Another way to have the Holy Ghost present is through pondering.

"We live in a very noisy world," Sister Edmunds observed. "There is always something, it seems, designed to distract us from pondering and solitude."

She joked that people need to display a sign that says: "Pondering, Do Not Disturb," then place it on their doors so that they may separate themselves from others and reconnect with God. "Pondering, meditating, bring it on!" exclaimed Sister Edmunds.

It is not always easy to sit and ponder, she said knowingly, but the Lord does not give commandments without providing a way.

"We rest and have some solitude in order to better serve those who may contribute to our fatigue," said Sister Edmunds as the audience laughed.

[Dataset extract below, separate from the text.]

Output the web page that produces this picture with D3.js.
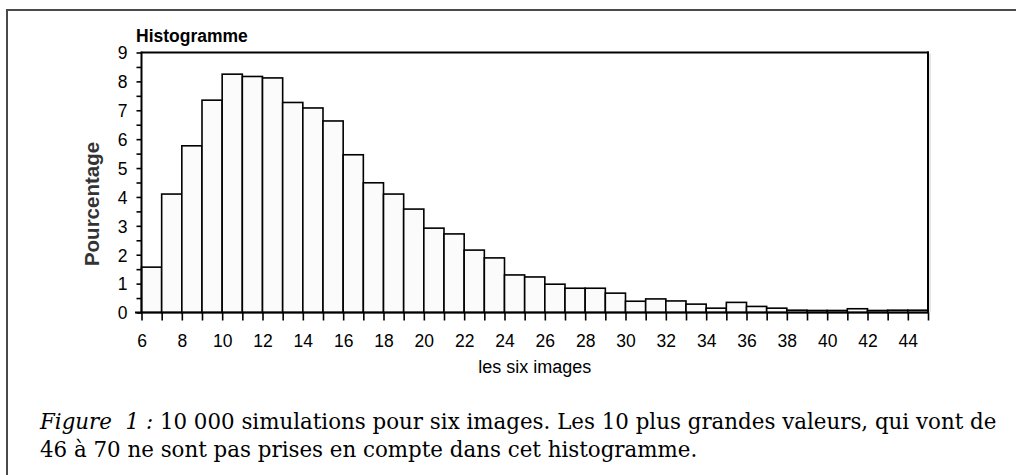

One place to find comfort and solitude is in the temple. She recalled the experience of President Spencer W. Kimball and the revelation on the priesthood and how in the temple he would pray "with much fervency, great solemnity and seriousness."

"Prayer and pondering are connected," Sister Edmunds said. She mentioned Hymn #143, "Let the Holy Spirit Guide," and noted her call to the Southern Far East Mission. She laughed and said it was not Florida. One of the first things she learned in Mandarin was the Joseph Smith story. When her companion felt she was ready, Sister Edmunds was to relate the Prophet's sacred experience.

"I didn't want to be ready. You're not supposed to pray that no one will answer the door," Sister Edmunds said with a laugh. But she was ready and during the flannel board story her companion nodded at her to continue the lesson.

"That moment influenced the rest of my life," Sister Edmunds said. "I am so thankful for the Holy Ghost for that moment and for all the rest of my life."

Sister Edmunds advised those in attendance to record their experiences and share them when appropriate. She said Latter-day Saints are encouraged to comfort those that stand in need of comfort. She read 2 Corinthians 1:3-4, which states that the "God of all comfort … comforteth us all."

"We are loaded with comfort," Sister Edmunds noted joyfully. She said the Holy Ghost has no more important mission than to bear witness that the Savior does live and is our Redeemer. "I know that my Redeemer lives, what comfort this sweet sentence gives."